The most common assumptions across standard statistical tests fall into a few categories. Independence means each observation in the data was collected separately and doesn’t influence other observations. Normality means the data follows a bell-curve distribution, or close enough. Homogeneity of variance means the spread of data is roughly equal across the groups being compared. For regression analyses, homoscedasticity (consistent spread of data points around the trend line) and linearity (the relationship between variables follows a straight line) are also required. Randomization, meaning participants were randomly drawn from or assigned within the population, is another foundational assumption.
Different tests have different requirements. A simple t-test comparing two groups requires independence, continuous measurement, and normal distribution. A more complex analysis like multiple regression adds requirements for linearity and consistent variance. Researchers who skip checking these assumptions, or who use a test that doesn’t match their data’s characteristics, undermine the statistical validity of their conclusions even if everything else about the study is well designed.
How It Differs From Other Types of Validity
Statistical validity is sometimes confused with internal or external validity, but they address different questions.

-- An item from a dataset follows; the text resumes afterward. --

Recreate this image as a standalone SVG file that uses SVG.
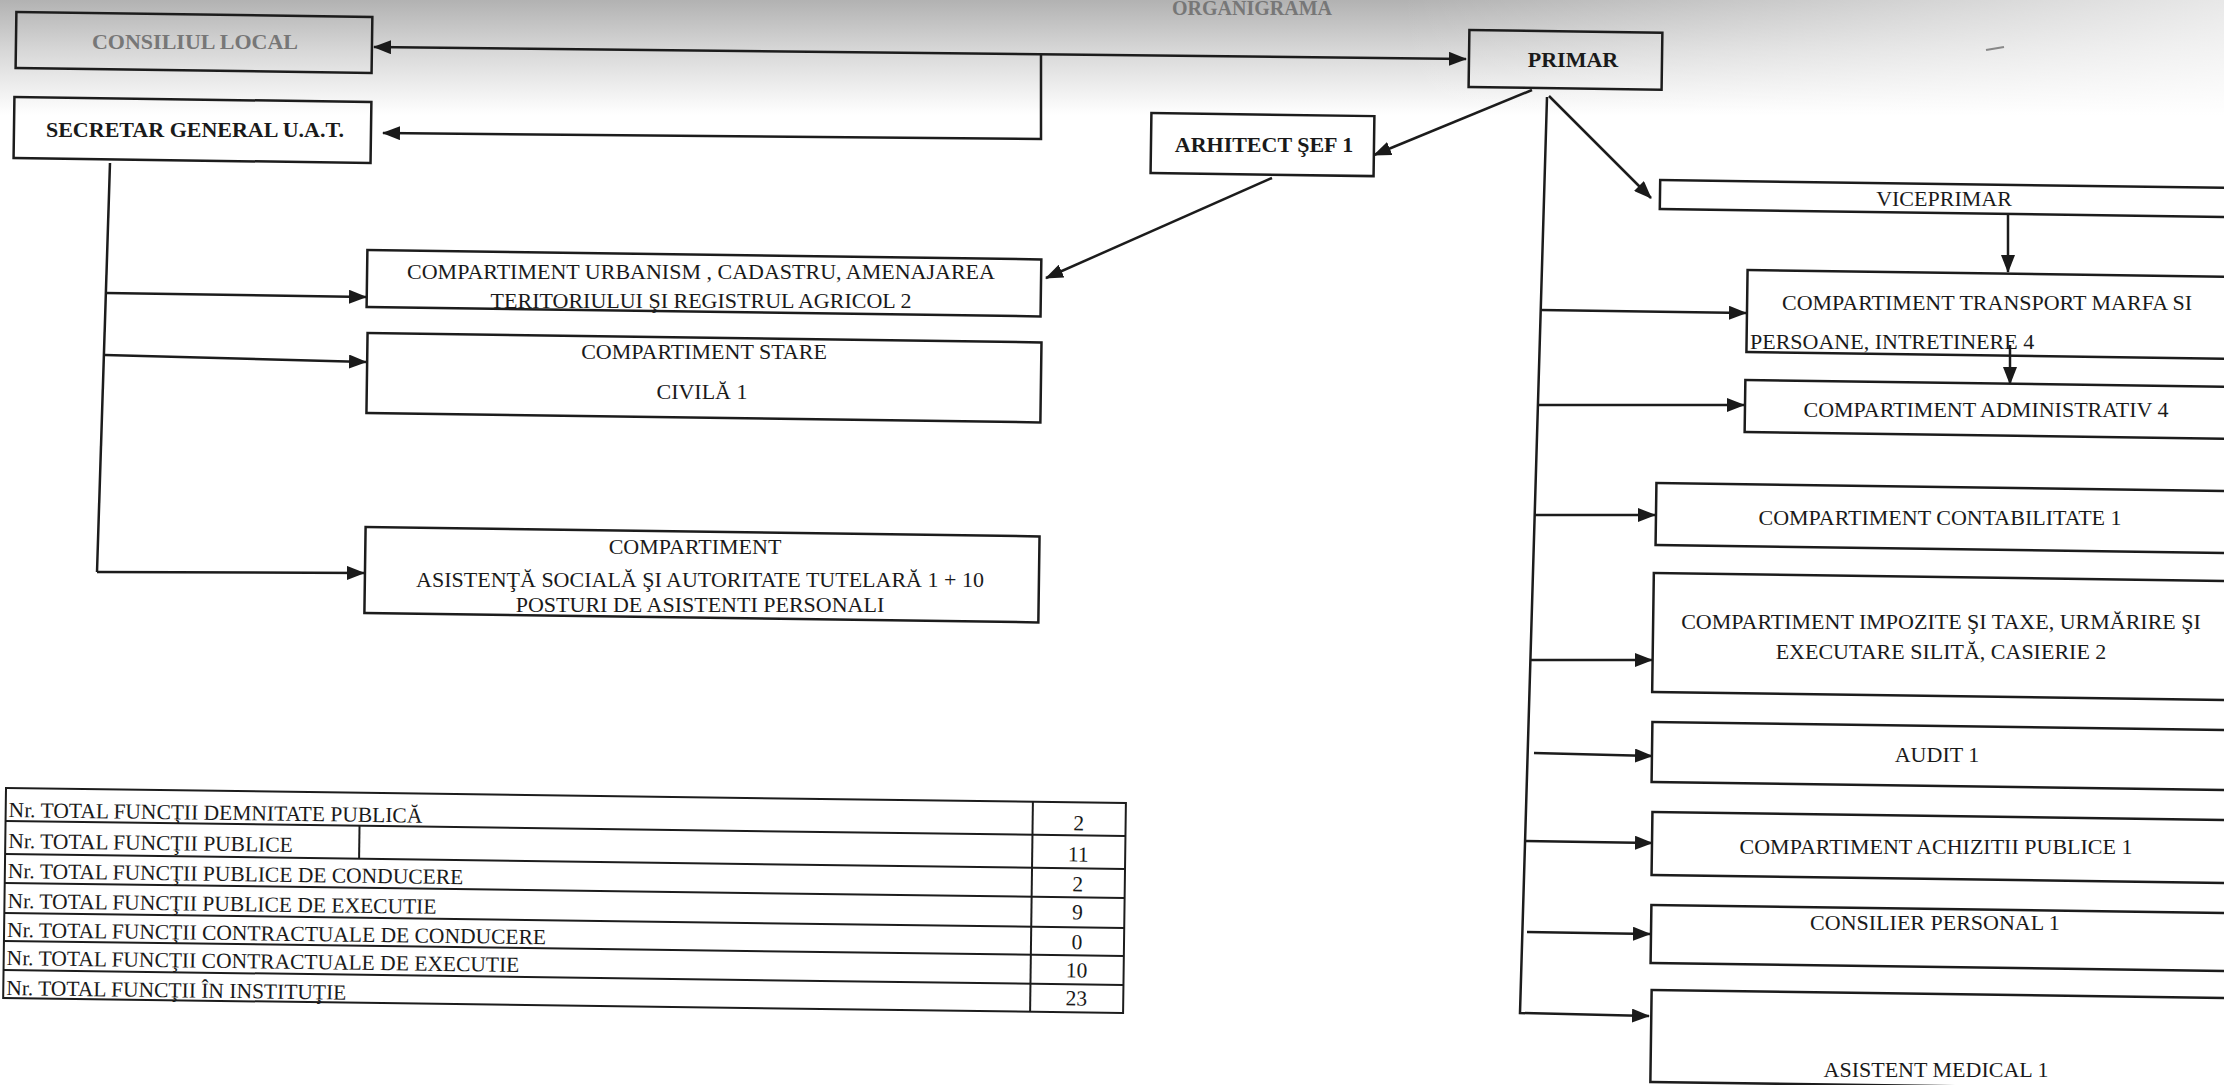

Internal validity asks whether the study design and execution can answer the research question without bias. Did the control group and treatment group actually differ only in the treatment, or could something else explain the results? External validity asks whether findings from one study generalize to other people, settings, or time periods. A related concept, ecological validity, asks specifically whether findings translate to real-world, everyday conditions rather than controlled laboratory environments.
Statistical validity is narrower. It focuses entirely on whether the numbers support the conclusion. A study can have excellent internal validity (perfectly controlled conditions, no confounding variables) but poor statistical validity if it enrolled too few participants to detect the effect it was looking for. Conversely, a study could have strong statistical validity with a large sample and appropriate analyses, yet poor internal validity because the groups weren’t properly randomized. All four types of validity work together, and weakness in any one of them can compromise the trustworthiness of a study’s findings.
Evaluating a Study’s Statistical Validity
When you’re reading a study and want to assess its statistical validity, look for a few key pieces of information. First, check whether the authors reported a power analysis or justified their sample size. Studies that skip this step may not have enrolled enough participants. Second, look at whether effect sizes are reported alongside p-values. A study that only reports “statistically significant” results without telling you the size of the effect is giving you an incomplete picture. Third, check whether the authors tested their statistical assumptions or at least acknowledged them. If a study used a test that assumes normally distributed data on data that’s heavily skewed, the results may not mean what they claim.
Finally, consider the significance threshold in context. A p-value of 0.049 in a small, exploratory study deserves more skepticism than a p-value of 0.001 in a large, pre-registered trial. The strength of statistical evidence exists on a spectrum, not as a binary pass/fail at the 0.05 line.